A public digital repository would benefit patrons in that it would be a free or low-cost service that they could trust to hold their material for posterity. Should their own copies become lost or damaged, they could be recovered through this service. I do not see this service as supplanting the need for reliable backup procedures or displacing the practice of sharing photos on social networking sites. It’s just an added layer of preservation—one designed to benefit both the individual and the community.
Such a repository would benefit libraries in their role to preserve cultural heritage and to assemble collections of interest. I would imagine that a deposit agreement might give the library some kind of nonexclusive license to select interesting images to be added to its own digital collections. I imagine the submission of batches of photos as involving an option to submit some metadata about each image, though requiring detailed descriptions might discourage submissions. I also would hope that such a service could be operated so that individuals could submit their photo collections at little or no cost—a high cost would be a large barrier to the repository’s goal to attract significant portions of privately held images.

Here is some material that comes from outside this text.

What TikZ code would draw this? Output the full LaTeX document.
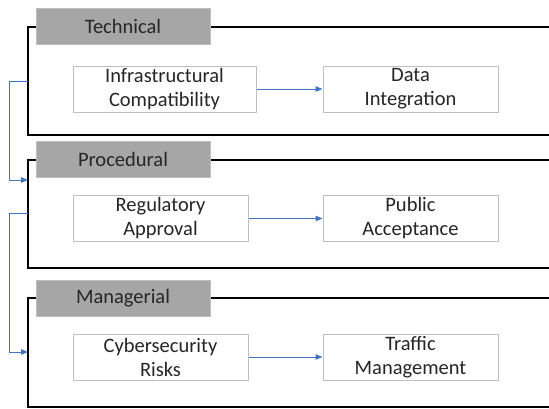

This concept of a public digital repository may have many flaws and would need a great deal of refinement to turn into a practical reality. I’m attracted to the idea of libraries playing a role in safeguarding the digital content of the individuals in their communities. As the technology costs decrease and storage capacities increase, the ability to provide the infrastructure to store the millions of images or other digital objects involved in such an endeavor may not be entirely prohibitive. Given the fragility of digital content, I think that future generations of librarians and archivists might be pleased to be able to provide a conduit for digital items that might otherwise have been lost.